The play brings into focus three unique relationships-that of Louis and Prior (a gay couple dealing with Prior’s AIDS diagnosis), Harper and Joe (a Mormon couple that has to deal with Joe’s homosexuality and Harper’s depression) and finally the infamous Roy Cohn (a lawyer who died of AIDS in 1986 while still denying his own homosexuality).
Angels in America explores religion, faith, sexuality, ethics and moral responsibility with a unique and thought-provoking perspective. Kushner puts the players in their respective corners and watches them fight everything from themselves to heaven and earth.
The play challenges politics and choice, offering what Kushner calls, “A Gay Fantasia on National Themes.”
The play is part one of a two part series-the initial play is set in New York, during the 1980s, in the middle of the Reagan Era, on the eve of the next millennium, offering a unique and fitting backdrop to an age when AIDS was little-known and the future was far from certain politically and religiously. This atmosphere creates an interesting and poignant tension within the play that drives the dramatic action.

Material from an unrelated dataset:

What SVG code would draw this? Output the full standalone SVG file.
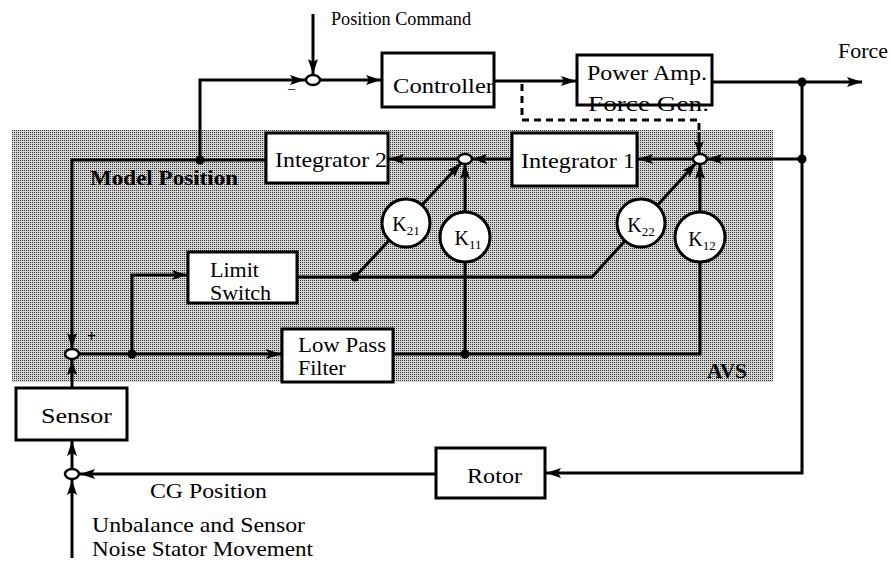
<svg xmlns="http://www.w3.org/2000/svg" width="893" height="565" viewBox="0 0 893 565">
<style>
.ln{fill:none;stroke:#000;stroke-width:3;marker-end:url(#ah)}
.pl{fill:none;stroke:#000;stroke-width:3}
.dash{fill:none;stroke:#000;stroke-width:3;stroke-dasharray:7,5}
.box{fill:#fff;stroke:#000;stroke-width:3}
.sum{fill:#fff;stroke:#000;stroke-width:2.5}
.gain{fill:#fff;stroke:#000;stroke-width:3}
.dot{fill:#000}
.t{font-family:"Liberation Serif","Times New Roman",serif;font-size:22px;fill:#000}
.b{font-weight:bold}
.k{font-family:"Liberation Serif","Times New Roman",serif;font-size:20px;fill:#000}
.sub{font-size:13px}
</style>
<defs>
<marker id="ah" viewBox="0 0 15 10" refX="15" refY="5" markerWidth="15" markerHeight="10" orient="auto" markerUnits="userSpaceOnUse">
<path d="M0,0 L15,5 L0,10 L3,5 z" fill="#000"/>
</marker>
<marker id="ahs" viewBox="0 0 12 10" refX="12" refY="5" markerWidth="12" markerHeight="10" orient="auto" markerUnits="userSpaceOnUse">
<path d="M0,0 L12,5 L0,10 L3,5 z" fill="#000"/>
</marker>
<pattern id="shade" width="2" height="2" patternUnits="userSpaceOnUse">
<rect width="2" height="2" fill="#d4d4d4"/>
<rect width="1" height="1" fill="#383838"/>
</pattern>
</defs>

<rect id="avs-region" x="12" y="130" width="761" height="252" fill="url(#shade)"/>

<g id="connectors">
<path class="ln" d="M313,14 V74"/>
<path class="ln" d="M200,160 V80 H305"/>
<path class="ln" d="M320,80 H381"/>
<path class="ln" d="M494,81 H576"/>
<path class="ln" d="M712,82 H862"/>
<path class="ln" d="M802,82 V473 H546"/>
<path class="ln" d="M802,159 H707"/>
<path class="dash" d="M522,84 V120 H699 V134"/>
<path class="ln" style="marker-end:url(#ahs)" d="M699,132 V153"/>
<path class="ln" d="M692,159 H638"/>
<path class="ln" d="M512,159 H472"/>
<path class="ln" d="M458,159 H389"/>
<path class="ln" d="M266,160 H72 V348"/>
<path class="ln" d="M72,388 V360"/>
<path class="ln" d="M79,354 H281"/>
<path class="ln" d="M132,354 V275 H187"/>
<path class="ln" d="M297,277 H592 L696,163"/>
<path class="ln" d="M355,277 L461,163"/>
<path class="ln" d="M393,354 H700 V164"/>
<path class="ln" d="M465,354 V164"/>
<path class="ln" d="M436,474 H80"/>
<path class="ln" d="M72,469 V441"/>
<path class="ln" d="M72,558 V480"/>
<circle class="dot" cx="200" cy="160" r="4.5"/>
<circle class="dot" cx="132" cy="354" r="4.5"/>
<circle class="dot" cx="355" cy="277" r="4.5"/>
<circle class="dot" cx="465" cy="354" r="4.5"/>
<circle class="dot" cx="802" cy="82" r="4.5"/>
<circle class="dot" cx="802" cy="159" r="4.5"/>
</g>

<g id="sum-top"><ellipse class="sum" cx="313" cy="80" rx="7" ry="5"/></g>
<g id="sum-mid"><ellipse class="sum" cx="465" cy="159" rx="7" ry="5"/></g>
<g id="sum-right"><ellipse class="sum" cx="700" cy="159" rx="7" ry="5"/></g>
<g id="sum-left"><ellipse class="sum" cx="72" cy="354" rx="7" ry="5"/></g>
<g id="sum-bottom"><ellipse class="sum" cx="72" cy="474" rx="7" ry="5"/></g>

<g id="controller">
<rect class="box" x="382" y="53" width="112" height="54"/>
<text class="t" x="393" y="93" textLength="101" lengthAdjust="spacingAndGlyphs">Controller</text>
</g>
<g id="power-amp">
<rect class="box" x="577" y="55" width="135" height="50"/>
<text class="t" x="587" y="80" textLength="120" lengthAdjust="spacingAndGlyphs">Power Amp.</text>
<text class="t" x="588" y="111" textLength="121" lengthAdjust="spacingAndGlyphs">Force Gen.</text>
</g>
<g id="integrator1">
<rect class="box" x="512" y="133" width="125" height="53"/>
<text class="t" x="521" y="168" textLength="114" lengthAdjust="spacingAndGlyphs">Integrator 1</text>
</g>
<g id="integrator2">
<rect class="box" x="266" y="133" width="122" height="50"/>
<text class="t" x="275" y="167" textLength="112" lengthAdjust="spacingAndGlyphs">Integrator 2</text>
</g>
<g id="limit-switch">
<rect class="box" x="188" y="252" width="109" height="51"/>
<text class="t" x="210" y="277">Limit</text>
<text class="t" x="210" y="300">Switch</text>
</g>
<g id="low-pass">
<rect class="box" x="282" y="329" width="111" height="53"/>
<text class="t" x="298" y="352" textLength="88" lengthAdjust="spacingAndGlyphs">Low Pass</text>
<text class="t" x="298" y="375">Filter</text>
</g>
<g id="sensor">
<rect class="box" x="16" y="388" width="111" height="52"/>
<text class="t" x="41" y="423" textLength="71" lengthAdjust="spacingAndGlyphs">Sensor</text>
</g>
<g id="rotor">
<rect class="box" x="436" y="448" width="109" height="50"/>
<text class="t" x="467" y="483" textLength="55" lengthAdjust="spacingAndGlyphs">Rotor</text>
</g>
<g id="k21"><circle class="gain" cx="406" cy="223" r="24"/><text class="k" x="406" y="231" text-anchor="middle">K<tspan class="sub" dy="4">21</tspan></text></g>
<g id="k11"><circle class="gain" cx="465" cy="237" r="25"/><text class="k" x="468" y="245" text-anchor="middle">K<tspan class="sub" dy="4">11</tspan></text></g>
<g id="k22"><circle class="gain" cx="641" cy="223" r="24"/><text class="k" x="641" y="232" text-anchor="middle">K<tspan class="sub" dy="4">22</tspan></text></g>
<g id="k12"><circle class="gain" cx="700" cy="237" r="25"/><text class="k" x="702" y="246" text-anchor="middle">K<tspan class="sub" dy="4">12</tspan></text></g>

<g id="labels">
<text class="t" x="331" y="25" style="font-size:18px" textLength="140" lengthAdjust="spacingAndGlyphs">Position Command</text>
<text class="t" x="838" y="58" textLength="50" lengthAdjust="spacingAndGlyphs">Force</text>
<text class="t b" x="90" y="185" textLength="148" lengthAdjust="spacingAndGlyphs">Model Position</text>
<text class="t b" x="707" y="378" style="font-size:20px" textLength="40" lengthAdjust="spacingAndGlyphs">AVS</text>
<text class="t" x="150" y="498" textLength="117" lengthAdjust="spacingAndGlyphs">CG Position</text>
<text class="t" x="92" y="532" textLength="213" lengthAdjust="spacingAndGlyphs">Unbalance and Sensor</text>
<text class="t" x="92" y="556" textLength="221" lengthAdjust="spacingAndGlyphs">Noise Stator Movement</text>
<text class="t" x="288" y="93" style="font-size:14px">–</text>
<text class="t b" x="87" y="342" style="font-size:16px">+</text>
</g>
</svg>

Go see Angels even if you disagree with everything about its content and circumstances-its poetic and life- affirming language and themes illustrate an intimate story of people and the choices they make. It just might change the way you think.
Angels in America will continue in its second installment as part of Babcock’s 2006 season. Tickets are available at Arttix, Kingsbury Hall and other vendors on campus.